The Nuclear Route: Sharp Asymptotics of ERM in Overparameterized Quadratic Networks
Vittorio Erba, Emanuele Troiani, Lenka Zdeborová, Florent Krzakala
TL;DR
The paper analyzes empirical risk minimization for over-parameterized two-layer neural networks with quadratic activations trained on Gaussian data, revealing that L2 regularization induces a nuclear-norm penalty in an equivalent PSD matrix-estimation problem. Using approximate message passing and Gaussian universality, it derives sharp closed-form limits for training/test errors and the spectrum of the learned weights in the high-dimensional regime, showing that learnability depends on the target’s spectral width κ^* and the extent of over-parameterization κ. Key contributions include exact interpolation and strong-recovery thresholds, a detailed learning-curve description, and a characterization of how over-parameterization can preserve performance even when the width greatly exceeds data requirements. The findings illuminate the deep connection between low-rank matrix sensing and non-linear learning in quadratic networks, bridging spin-glass intuition, convex optimization, and matrix factorization theory with precise asymptotic results.
Abstract
We study the high-dimensional asymptotics of empirical risk minimization (ERM) in over-parametrized two-layer neural networks with quadratic activations trained on synthetic data.
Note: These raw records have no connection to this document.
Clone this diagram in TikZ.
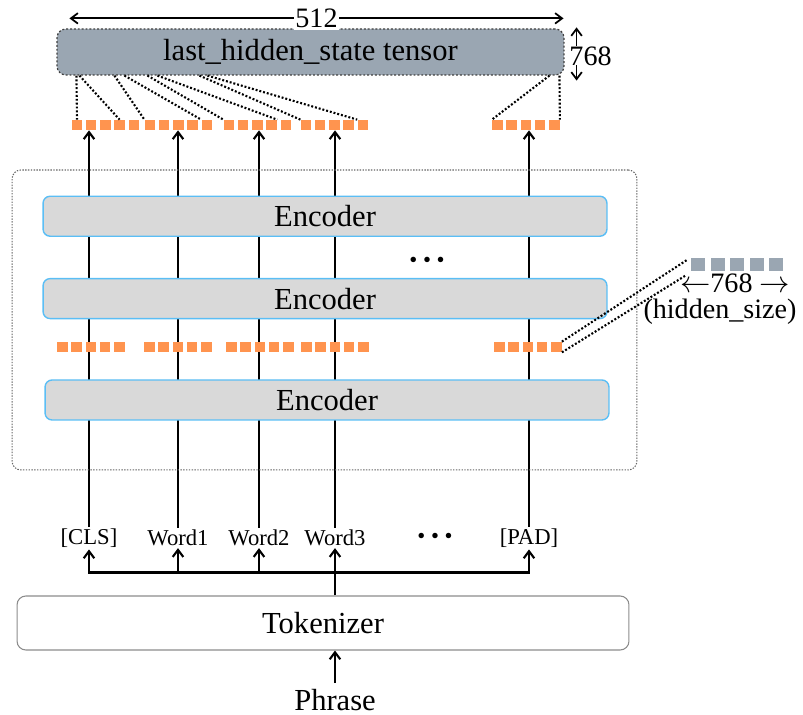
\documentclass[tikz,border=0pt]{standalone}
\usepackage{fontspec}
\setmainfont{Liberation Serif}
\usepackage{tikz}
\usetikzlibrary{arrows.meta,positioning,calc}
\definecolor{StateColor}{HTML}{9AA6B2}
\definecolor{EncFill}{HTML}{D9D9D9}
\definecolor{EncBorder}{HTML}{5BBEF5}
\definecolor{VecColor}{HTML}{FF944F}
\definecolor{FrameGrey}{HTML}{8C8C8C}

\begin{document}
\begin{tikzpicture}[x=0.02cm,y=0.02cm,
  big/.style={font=\fontsize{17.4}{20}\selectfont},
  dimtext/.style={font=\fontsize{16}{19}\selectfont},
  toktext/.style={font=\fontsize{12.9}{15}\selectfont,inner sep=1pt},
  encoder/.style={draw=EncBorder,line width=0.8pt,rounded corners=4pt,fill=EncFill,minimum width=11.28cm,minimum height=0.8cm,big},
  cell/.style={fill=VecColor,inner sep=0pt,minimum width=0.21cm,minimum height=0.2cm},
  gcell/.style={fill=StateColor,inner sep=0pt,minimum width=0.28cm,minimum height=0.26cm},
  flow/.style={line width=1.2pt,-{Straight Barb[length=4pt,width=6pt]}},
  dots/.style={line width=1.2pt,dash pattern=on 1.1pt off 1.1pt},
  dim/.style={line width=1pt,{Straight Barb[length=4pt,width=6pt]}-{Straight Barb[length=4pt,width=6pt]}}]
\useasboundingbox (0,0) rectangle (803,715);

% output tensor and its sizes
\node[draw=black!75,dots,line width=0.7pt,rounded corners=5pt,fill=StateColor,minimum width=10.14cm,minimum height=0.92cm,big] (state) at (310.5,663) {last\_hidden\_state tensor};
\draw[dim] ($(state.north west)+(13,10)$) -- ($(state.north east)+(-1,10)$) node[midway,fill=white,dimtext,inner sep=1pt] (width) {512};
\draw[dim] ($(state.north east)+(12,1)$) -- ($(state.south east)+(12,-5)$);
\node[dimtext,fill=white,inner sep=0pt] (depth) at ($(state.east)+(26,-4)$) {768};

% output vectors
\foreach \g/\sx in {1/77,2/150,3/229,4/306,5/497.5}
  \foreach \i in {1,...,5}
    \node[cell] (top\g-\i) at ({\sx+(\i-1)*14.2},590) {};
\foreach \dx/\sq/\an in {20/top1-1/north,23/top1-4/north,58/top2-1/north west,68/top2-5/north west,91/top3-1/north west,101/top3-4/north east,143/top4-1/north west,151/top4-5/north west,493/top5-1/north west,503/top5-5/north east}
  \draw[dots] ($(state.south west)+(\dx,0)$) -- (\sq.\an);

% tokens
\node[toktext] (cls) at (89,177) {[CLS]};
\node[toktext] (w1) at (178,177) {Word1};
\node[toktext] (w2) at (259,177) {Word2};
\node[toktext] (w3) at (335,177) {Word3};
\node[toktext] (tokdots) at (435,177) {• • •};
\node[toktext] (pad) at (529,177) {[PAD]};
\foreach \t/\g in {cls/1,w1/2,w2/3,w3/4,pad/5}
  \draw[flow] (\t.north) -- (\t.north |- top\g-3.south);

% encoder stack
\node[draw=black!60,line width=0.6pt,dash pattern=on 0.8pt off 0.8pt,rounded corners=5pt,minimum width=12.5cm,minimum height=6cm] (stack) at (324.5,395) {};
\node[encoder] (enc3) at (327,315) {Encoder};
\node[encoder,above=1.2cm of enc3,xshift=-0.04cm] (enc2) {Encoder};
\node[encoder,above=0.82cm of enc2] (enc1) {Encoder};
\node[font=\fontsize{13}{15}\selectfont] (encdots) at (427,453) {• • •};
\foreach \g/\sx in {1/62.5,2/149.5,3/231.5,4/306.5,5/499.5}
  \foreach \i in {1,...,5}
    \node[cell] (mid\g-\i) at ({\sx+(\i-1)*14.2},368) {};

% one hidden vector
\foreach \i in {1,...,5}
  \node[gcell] (hid-\i) at ({698+(\i-1)*19.5},450) {};
\node[dimtext,inner sep=0pt] (hidlen) at (735,432) {$\leftarrow$768 $\rightarrow$};
\node[dimtext,inner sep=0pt] (hidname) at (720,403) {(hidden\_size)};
\draw[dots] (mid5-5.north east) -- ($(hid-1.north west)+(-4,-2)$);
\draw[dots] (mid5-5.south east) -- ($(hid-1.south west)+(-4,-3)$);

% tokenizer
\node[draw=FrameGrey,line width=0.6pt,rounded corners=5pt,fill=white,minimum width=12.24cm,minimum height=1.08cm,big] (tok) at (323,92) {Tokenizer};
\draw[line width=1.2pt] (w3 |- tok.north) -- ++(0,23) coordinate (split);
\foreach \t in {cls,w1,w2,w3,pad}
  \draw[flow] (split) -| (\t.south);
\node[big] (phrase) at (335,15) {Phrase};
\draw[flow] (phrase) -- (phrase |- tok.south);
\end{tikzpicture}
\end{document}
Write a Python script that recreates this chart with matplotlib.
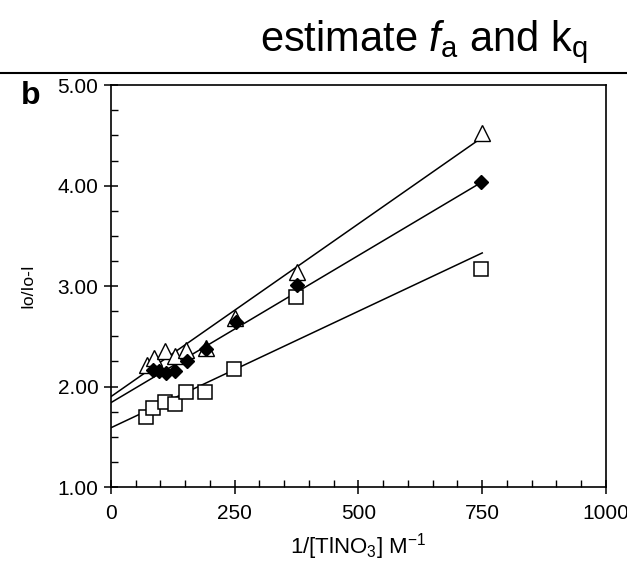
import matplotlib
matplotlib.use("Agg")
import matplotlib.pyplot as plt
from matplotlib.lines import Line2D
from matplotlib.ticker import MultipleLocator, FormatStrFormatter
import numpy as np

plt.rcParams['font.family'] = ['Liberation Sans', 'DejaVu Sans']
plt.rcParams['mathtext.fontset'] = 'custom'
plt.rcParams['mathtext.rm'] = 'Liberation Sans'
plt.rcParams['mathtext.it'] = 'Liberation Sans:italic'

# ------------------- DATA -------------------
x_tri = [72, 87, 110, 129, 151, 191, 250, 375, 749]
y_tri = [2.21, 2.28, 2.35, 2.30, 2.36, 2.38, 2.68, 3.14, 4.52]

x_dia = [85, 98, 112, 129, 153, 192, 252, 376, 747]
y_dia = [2.16, 2.15, 2.13, 2.15, 2.25, 2.37, 2.64, 3.01, 4.04]

x_sq = [71, 85, 110, 129, 151, 190, 249, 373, 747]
y_sq = [1.70, 1.79, 1.85, 1.83, 1.95, 1.95, 2.17, 2.89, 3.17]

# fitted lines: intercept, slope
fit_tri = [1.90, 0.00344]
fit_dia = [1.84, 0.00293]
fit_sq = [1.59, 0.00232]
fit_range = [0, 750]

# ------------------- FIGURE -------------------
fig = plt.figure(figsize=(6.27, 5.64), dpi=100)
ax = fig.add_axes([0.177, 0.1365, 0.7895, 0.7125])

xl = np.array(fit_range)
for b, m in (fit_tri, fit_dia, fit_sq):
    ax.plot(xl, b + m * xl, color='black', linewidth=1.1, zorder=2)

ax.plot(x_sq, y_sq, linestyle='none', marker='s', markersize=9.5,
        markerfacecolor='white', markeredgecolor='black', markeredgewidth=1.1, zorder=3)
ax.plot(x_tri, y_tri, linestyle='none', marker='^', markersize=11,
        markerfacecolor='white', markeredgecolor='black', markeredgewidth=1.0, zorder=3)
ax.plot(x_dia, y_dia, linestyle='none', marker='D', markersize=7.5,
        markerfacecolor='black', markeredgecolor='black', zorder=4)

ax.set_xlim(0, 1000)
ax.set_ylim(1.0, 5.0)
ax.xaxis.set_major_locator(MultipleLocator(250))
ax.xaxis.set_minor_locator(MultipleLocator(50))
ax.yaxis.set_major_locator(MultipleLocator(1.0))
ax.yaxis.set_minor_locator(MultipleLocator(0.25))
ax.yaxis.set_major_formatter(FormatStrFormatter('%.2f'))

ax.tick_params(which='major', direction='inout', length=10, width=1.1,
               labelsize=15, top=False, right=False)
ax.tick_params(axis='x', which='major', pad=7)
ax.tick_params(axis='y', which='major', pad=4)
ax.tick_params(which='minor', direction='in', length=5, width=1.0,
               top=False, right=False)
for s in ax.spines.values():
    s.set_linewidth(1.2)

ax.set_xlabel('1/[TlNO$_3$] M$^{-1}$', fontsize=16, labelpad=6)
ax.set_ylabel('Io/Io-I', fontsize=12.5, labelpad=16)

fig.text(0.033, 0.815, 'b', fontsize=23, fontweight='bold')

# title with rule underneath
fig.text(0.676, 0.91, 'estimate $f_\\mathrm{a}$ and k$_\\mathrm{q}$',
         fontsize=30, ha='center', va='baseline')
fig.add_artist(Line2D([0, 1], [0.8706, 0.8706], transform=fig.transFigure,
                      color='black', linewidth=1.5))

plt.savefig('out.png', dpi=100)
We derive sharp asymptotics for both training and test errors by mapping the $\ell_2$-regularized learning problem to a convex matrix sensing task with nuclear norm penalization. This reveals that capacity control in such networks emerges from a low-rank structure in the learned feature maps. Our results characterize the global minima of the loss and yield precise generalization thresholds, showing how the width of the target function governs learnability. This analysis bridges and extends ideas from spin-glass methods, matrix factorization, and convex optimization and emphasizes the deep link between low-rank matrix sensing and learning in quadratic neural networks.